Hell of a Time is somehow an even more radio-ready cut, so much so that one becomes accustomed to its simple-but-effective melody before the first hook even comes to an end. The Americana-tinged guitar licks soundtrack Hoodie as he reflects on a fling-gone-by with a relatable lethargy that only comes with 10 years of writing and releasing tales of love and loss in pop song form. And with that experience, Hoodie has truly become the master of the memorable melody - the difference here is that Allen is focussed on the story of the tune at hand from start to finish, making for a front-to-back listen which rewards and justifies every buttery refrain.
“I think the album will beat those,” Allen responded as I expressed my fondness for Come Around and Hell of a Time. Okay, I’ll stop flexing now, but I have to admit 60 Seconds (feat. gianni & kyle) is an expertly formulated blend of R&B and hip-hop. Whatever USA sees instance after instance of Hoodie finding ways to keep the pop rap blueprint as fresh as possible, and the mix of three distinct vocalists on 60 Seconds keeps the track engaging and stimulating throughout. Hoodie’s dreamy romanticism fits snugly between the soulful hook handled by Gianni and the grittier second verse from Kyle, and the vivid personalities of each performer have such fluid chemistry with one another. But coming from an artist who managed to make a banger out of a collaboration with State Champs, it isn’t really a surprise at this point.
"Allen is focussed on the story of the tune at hand from start to finish, making for a front-to-back listen which rewards and justifies every buttery refrain."

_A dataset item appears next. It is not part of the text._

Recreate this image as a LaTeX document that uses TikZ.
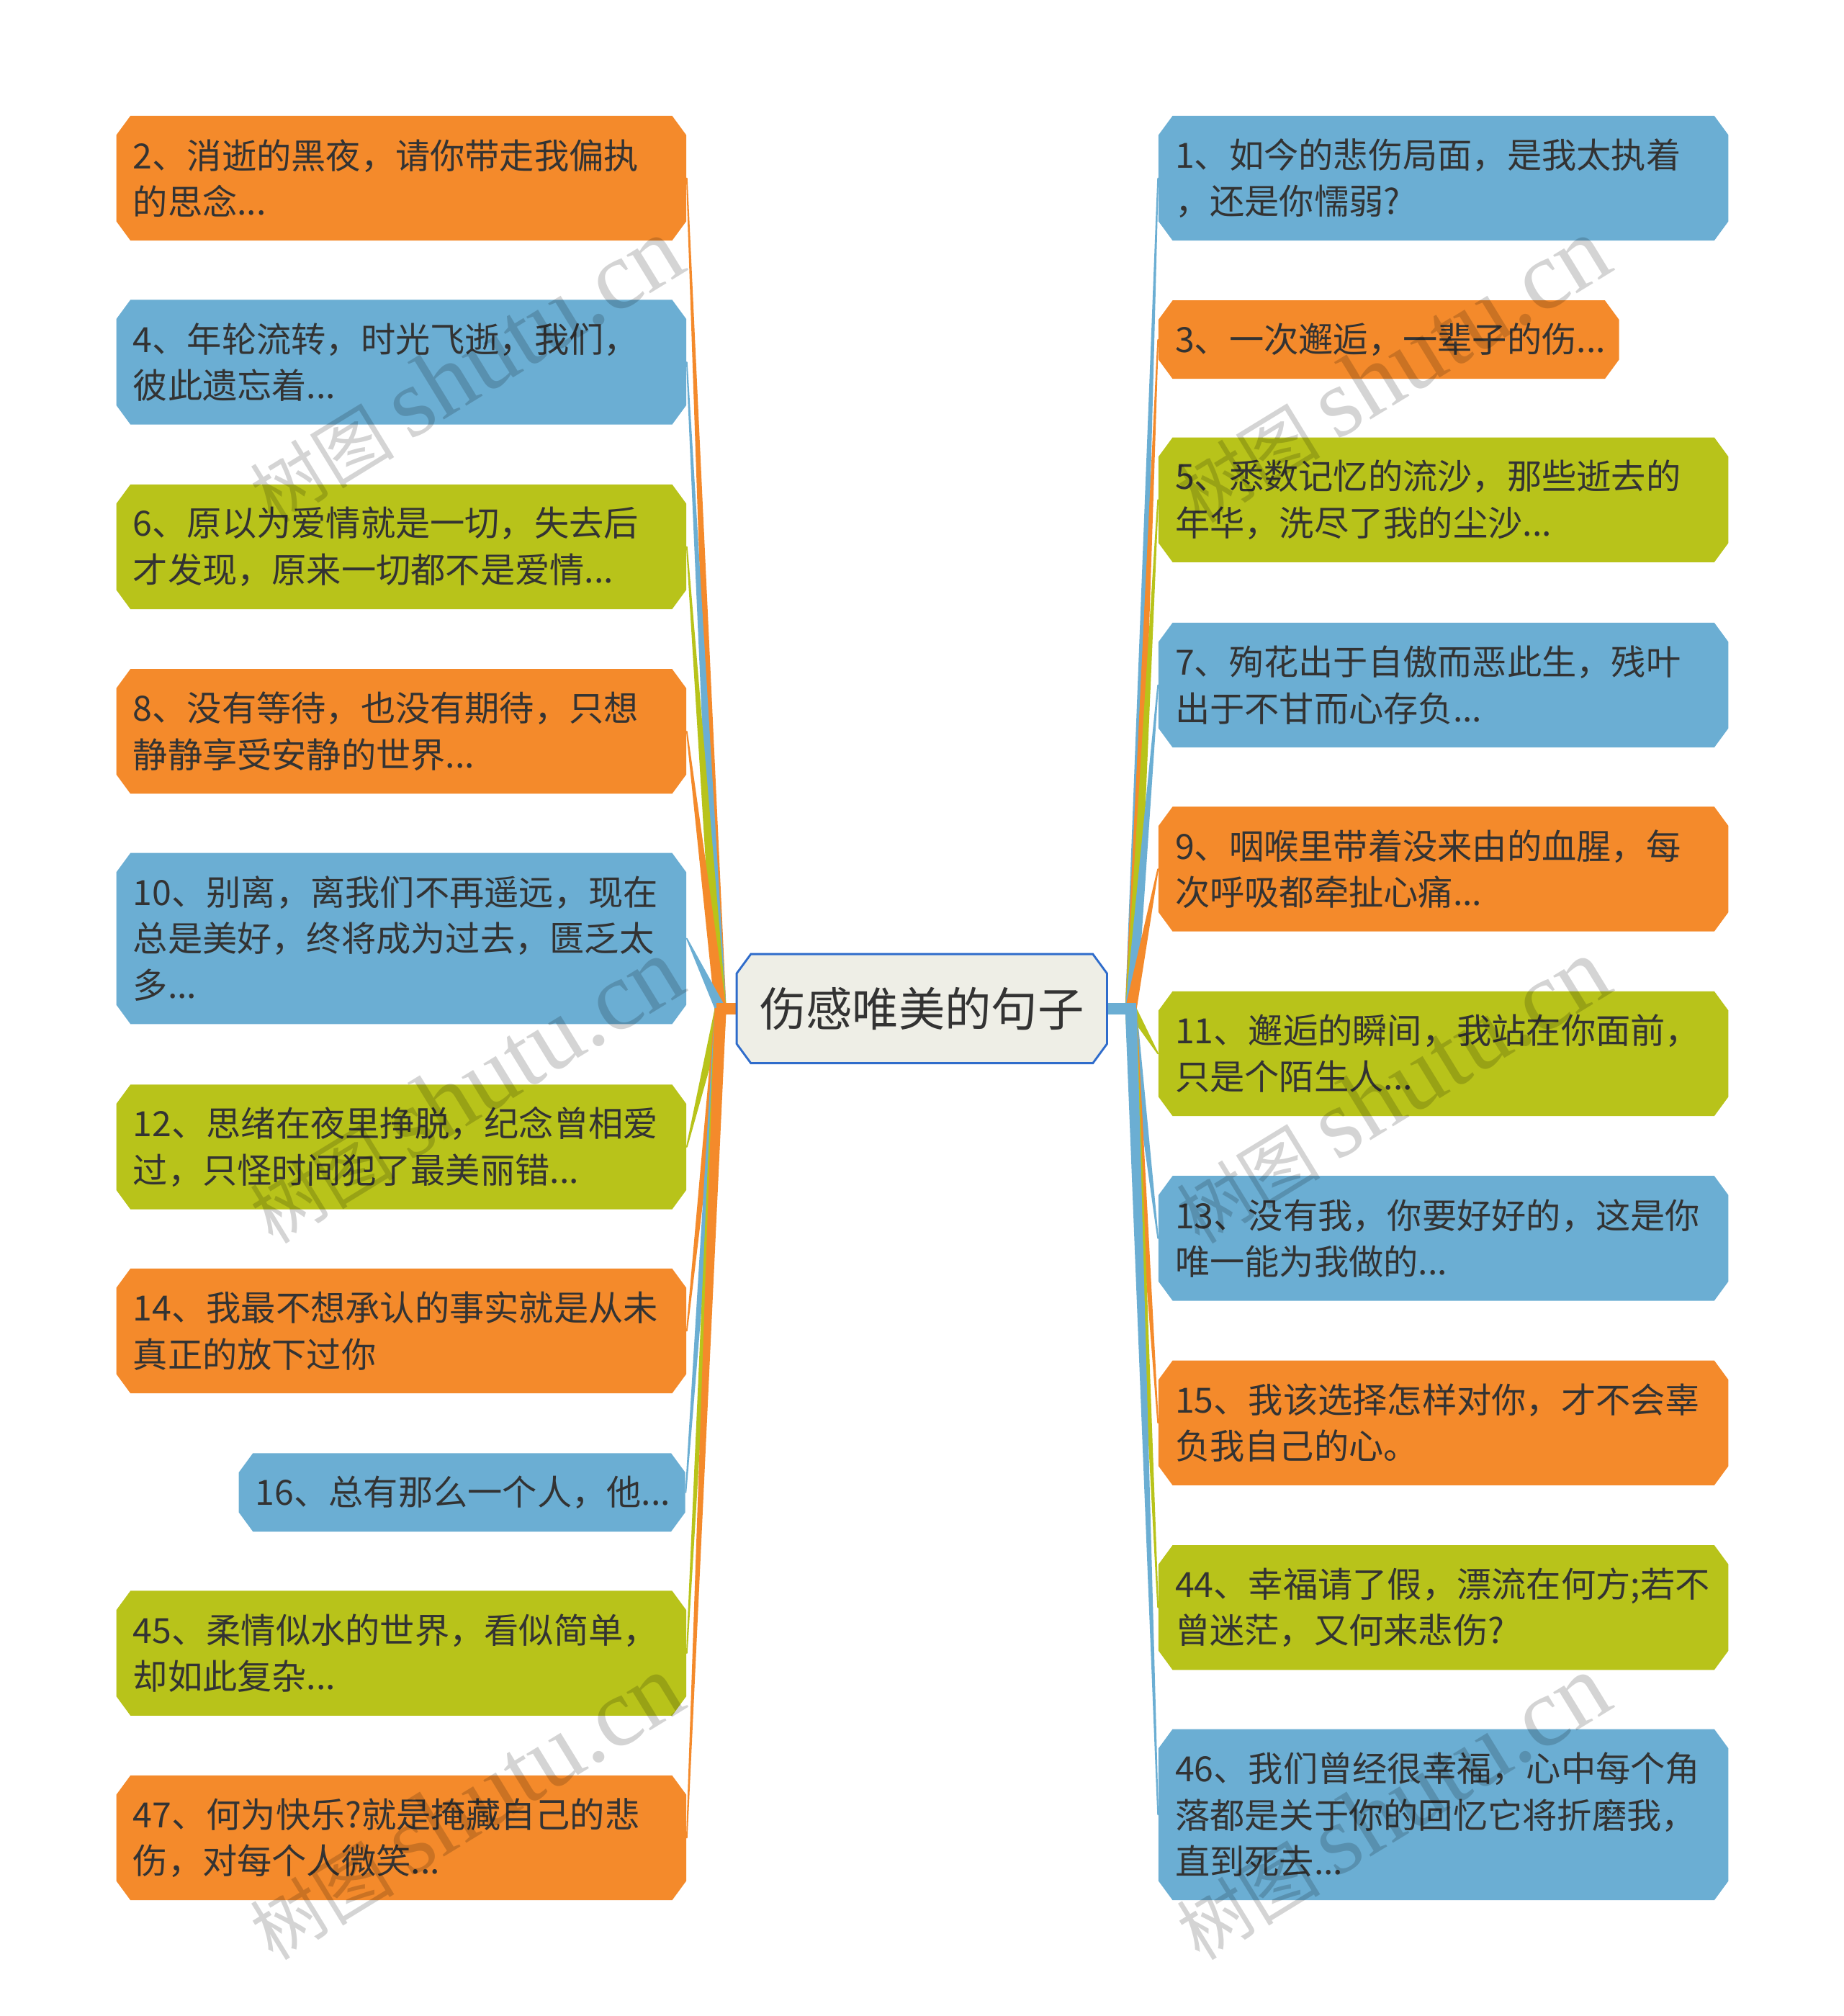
\documentclass[tikz,border=0pt]{standalone}
\usepackage{fontspec}
\newfontfamily\cjk{Noto Sans CJK SC}
\newfontfamily\wmlat{Liberation Serif}
\usetikzlibrary{calc,backgrounds}
\definecolor{cO}{HTML}{F48A2B}
\definecolor{cB}{HTML}{6BAED3}
\definecolor{cG}{HTML}{B8C31A}
\definecolor{cfill}{HTML}{EEEEE6}
\definecolor{cborder}{HTML}{2F6CCB}
\definecolor{txt}{HTML}{333333}
\newcommand\chamfill[1]{\fill[#1] ([xshift=5.5pt]path picture bounding box.north west) -- ([xshift=-5.5pt]path picture bounding box.north east) -- ([yshift=-7.5pt]path picture bounding box.north east) -- ([yshift=7.5pt]path picture bounding box.south east) -- ([xshift=-5.5pt]path picture bounding box.south east) -- ([xshift=5.5pt]path picture bounding box.south west) -- ([yshift=7.5pt]path picture bounding box.south west) -- ([yshift=-7.5pt]path picture bounding box.north west) -- cycle;}
\begin{document}
\begin{tikzpicture}[x=0.5pt,y=-0.5pt,
  mbox/.style={rectangle, inner xsep=6.5pt, inner ysep=0pt, text width=208.5pt, align=left,
    font=\cjk\fontsize{13.5}{18}\selectfont, text=txt, path picture={\chamfill{#1}}},
  one/.style={minimum height=30.5pt},
  two/.style={minimum height=48.5pt},
  three/.style={minimum height=66.5pt},
  lft/.style={anchor=west},
  wedge/.style={line width=0.5pt, line join=round},
  cbox/.style={rectangle, minimum width=143.5pt, minimum height=42pt, inner sep=0pt,
    font=\cjk\fontsize{18}{22}\selectfont, text=txt},
  wm/.style={text=black, text opacity=0.17, inner sep=0pt, rotate=31.5}
]
\useasboundingbox (0,0) rectangle (1433,1567);
% center
\node[cbox] (c) at (716.5,784) {伤感唯美的句子};
\coordinate (L) at (560,784);
\coordinate (R) at (879,784);
% left nodes
\node[mbox=cO, two, lft] (n2) at (90,138.5) {2、消逝的黑夜，请你带走我偏执\\的思念...};
\node[mbox=cB, two, lft] (n4) at (90,281.5) {4、年轮流转，时光飞逝，我们，\\彼此遗忘着...};
\node[mbox=cG, two, lft] (n6) at (90,425) {6、原以为爱情就是一切，失去后\\才发现，原来一切都不是爱情...};
\node[mbox=cO, two, lft] (n8) at (90,568.5) {8、没有等待，也没有期待，只想\\静静享受安静的世界...};
\node[mbox=cB, three, lft] (n10) at (90,729.5) {10、别离，离我们不再遥远，现在\\总是美好，终将成为过去，匮乏太\\多...};
\node[mbox=cG, two, lft] (n12) at (90,891.5) {12、思绪在夜里挣脱，纪念曾相爱\\过，只怪时间犯了最美丽错...};
\node[mbox=cO, two, lft] (n14) at (90,1034.5) {14、我最不想承认的事实就是从未\\真正的放下过你};
\node[mbox=cB, one, anchor=east, text width=160.5pt] (n16) at (533,1160) {16、总有那么一个人，他...};
\node[mbox=cG, two, lft] (n45) at (90,1285) {45、柔情似水的世界，看似简单，\\却如此复杂...};
\node[mbox=cO, two, lft] (n47) at (90,1428.5) {47、何为快乐?就是掩藏自己的悲\\伤，对每个人微笑...};
% right nodes
\node[mbox=cB, two, lft] (n1) at (900,138.5) {1、如今的悲伤局面，是我太执着\\，还是你懦弱?};
\node[mbox=cO, one, lft, text width=166pt] (n3) at (900,264) {3、一次邂逅，一辈子的伤...};
\node[mbox=cG, two, lft] (n5) at (900,388.5) {5、悉数记忆的流沙，那些逝去的\\年华，洗尽了我的尘沙...};
\node[mbox=cB, two, lft] (n7) at (900,532.5) {7、殉花出于自傲而恶此生，残叶\\出于不甘而心存负...};
\node[mbox=cO, two, lft] (n9) at (900,675.5) {9、咽喉里带着没来由的血腥，每\\次呼吸都牵扯心痛...};
\node[mbox=cG, two, lft] (n11) at (900,819) {11、邂逅的瞬间，我站在你面前，\\只是个陌生人...};
\node[mbox=cB, two, lft] (n13) at (900,962.5) {13、没有我，你要好好的，这是你\\唯一能为我做的...};
\node[mbox=cO, two, lft] (n15) at (900,1106) {15、我该选择怎样对你，才不会辜\\负我自己的心。};
\node[mbox=cG, two, lft] (n44) at (900,1249.5) {44、幸福请了假，漂流在何方;若不\\曾迷茫，又何来悲伤?};
\node[mbox=cB, three, lft] (n46) at (900,1410.5) {46、我们曾经很幸福，心中每个角\\落都是关于你的回忆它将折磨我，\\直到死去...};
\begin{scope}[on background layer]
\fill[white] (0,0) rectangle (1433,1567);
% left wedges
\filldraw[wedge, cO] ($(L)+(-4,0)$) -- (n2.east) -- ($(L)+(4,0)$) -- cycle;
\filldraw[wedge, cB] ($(L)+(-4,0)$) -- (n4.east) -- ($(L)+(4,0)$) -- cycle;
\filldraw[wedge, cG] ($(L)+(-4,0)$) -- (n6.east) -- ($(L)+(4,0)$) -- cycle;
\filldraw[wedge, cO] ($(L)+(-4,0)$) -- (n8.east) -- ($(L)+(4,0)$) -- cycle;
\filldraw[wedge, cB] ($(L)+(-4,0)$) -- (n10.east) -- ($(L)+(4,0)$) -- cycle;
\filldraw[wedge, cG] ($(L)+(-4,0)$) -- (n12.east) -- ($(L)+(4,0)$) -- cycle;
\filldraw[wedge, cO] ($(L)+(-4,0)$) -- (n14.east) -- ($(L)+(4,0)$) -- cycle;
\filldraw[wedge, cB] ($(L)+(-4,0)$) -- (n16.east) -- ($(L)+(4,0)$) -- cycle;
\filldraw[wedge, cG] ($(L)+(-4,0)$) -- (n45.east) -- ($(L)+(4,0)$) -- cycle;
\filldraw[wedge, cO] ($(L)+(-4,0)$) -- (n47.east) -- ($(L)+(4,0)$) -- cycle;
% right wedges
\filldraw[wedge, cB] ($(R)+(-4,0)$) -- (n1.west) -- ($(R)+(4,0)$) -- cycle;
\filldraw[wedge, cO] ($(R)+(-4,0)$) -- (n3.west) -- ($(R)+(4,0)$) -- cycle;
\filldraw[wedge, cG] ($(R)+(-4,0)$) -- (n5.west) -- ($(R)+(4,0)$) -- cycle;
\filldraw[wedge, cB] ($(R)+(-4,0)$) -- (n7.west) -- ($(R)+(4,0)$) -- cycle;
\filldraw[wedge, cO] ($(R)+(-4,0)$) -- (n9.west) -- ($(R)+(4,0)$) -- cycle;
\filldraw[wedge, cG] ($(R)+(-4,0)$) -- (n11.west) -- ($(R)+(4,0)$) -- cycle;
\filldraw[wedge, cB] ($(R)+(-4,0)$) -- (n13.west) -- ($(R)+(4,0)$) -- cycle;
\filldraw[wedge, cO] ($(R)+(-4,0)$) -- (n15.west) -- ($(R)+(4,0)$) -- cycle;
\filldraw[wedge, cG] ($(R)+(-4,0)$) -- (n44.west) -- ($(R)+(4,0)$) -- cycle;
\filldraw[wedge, cB] ($(R)+(-4,0)$) -- (n46.west) -- ($(R)+(4,0)$) -- cycle;
% stubs
\fill[cO] ($(c.west)+(2,-4.5)$) rectangle ($(L)+(-3,4.5)$);
\fill[cB] ($(c.east)+(-2,-4.5)$) rectangle ($(R)+(4,4.5)$);
% center shape
\filldraw[fill=cfill, draw=cborder, line width=0.8pt]
  ([xshift=5.5pt]c.north west) -- ([xshift=-5.5pt]c.north east) -- ([yshift=-7.5pt]c.north east)
  -- ([yshift=7.5pt]c.south east) -- ([xshift=-5.5pt]c.south east) -- ([xshift=5.5pt]c.south west)
  -- ([yshift=7.5pt]c.south west) -- ([yshift=-7.5pt]c.north west) -- cycle;
\end{scope}
% watermarks
\node[wm] (w1) at (362,288) {\cjk\fontsize{28}{28}\selectfont 树图 \wmlat\fontsize{38}{38}\selectfont shutu.cn};
\node[wm] (w2) at (1082,288) {\cjk\fontsize{28}{28}\selectfont 树图 \wmlat\fontsize{38}{38}\selectfont shutu.cn};
\node[wm] (w3) at (362,848) {\cjk\fontsize{28}{28}\selectfont 树图 \wmlat\fontsize{38}{38}\selectfont shutu.cn};
\node[wm] (w4) at (1082,848) {\cjk\fontsize{28}{28}\selectfont 树图 \wmlat\fontsize{38}{38}\selectfont shutu.cn};
\node[wm] (w5) at (362,1405) {\cjk\fontsize{28}{28}\selectfont 树图 \wmlat\fontsize{38}{38}\selectfont shutu.cn};
\node[wm] (w6) at (1082,1405) {\cjk\fontsize{28}{28}\selectfont 树图 \wmlat\fontsize{38}{38}\selectfont shutu.cn};
\end{tikzpicture}
\end{document}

Even when one tries their hardest to fault Whatever USA, it makes for an unfruitful venture. You Should Let Me Know begins with Allen trying his hand at acoustic pop, a typically cringeworthy genre aside from some exceptional cases, but the track only serves to show off Hoodie’s skills as a vocalist which seem to dramatically improve with each release. His traditional guns-blazing, unapologetic frat-rap delivery has gradually become sensitised, resulting in this track becoming much more palatable to the casual mainstream. Allen even has the gall to throw in a dope saxophone sample behind the hook, which draws out the loneliness in the lyrics and calls back to the illustrious jazz legacy of his hometown. IDK Why features a bit of an eye-roll moment with the line “The ice on my wrist perma, it ain’t a rental”, but it’s made up for by Hoodie’s veteran handle on the hook and the Drake-esque vocal samples woven into the beat. Hoodie clearly has a more refined approach to making music on Whatever USA, and it makes each sweet moment impossible to take a distaste to.
It is true that it's difficult for an artist to slip up when the sonic surface on which they choose to design their music is so tried-and-true, but that cannot take away from how well crafted the songs on Whatever USA are. Twenty minutes before release, Hoodie Allen posted a notes screenshot to his Twitter account with the words “Every song feels like exactly who I am at this moment in time,” and it’s undeniable how the combination of catchy hooks, retro-meets-contemporary beats and trademark pop culture references comes together into a fully-realised portrait of who Hoodie Allen has become. It’s more likely to leave you sitting directionless under a road sign than to reinvent the wheel, but whatever - at least you’ll be having fun.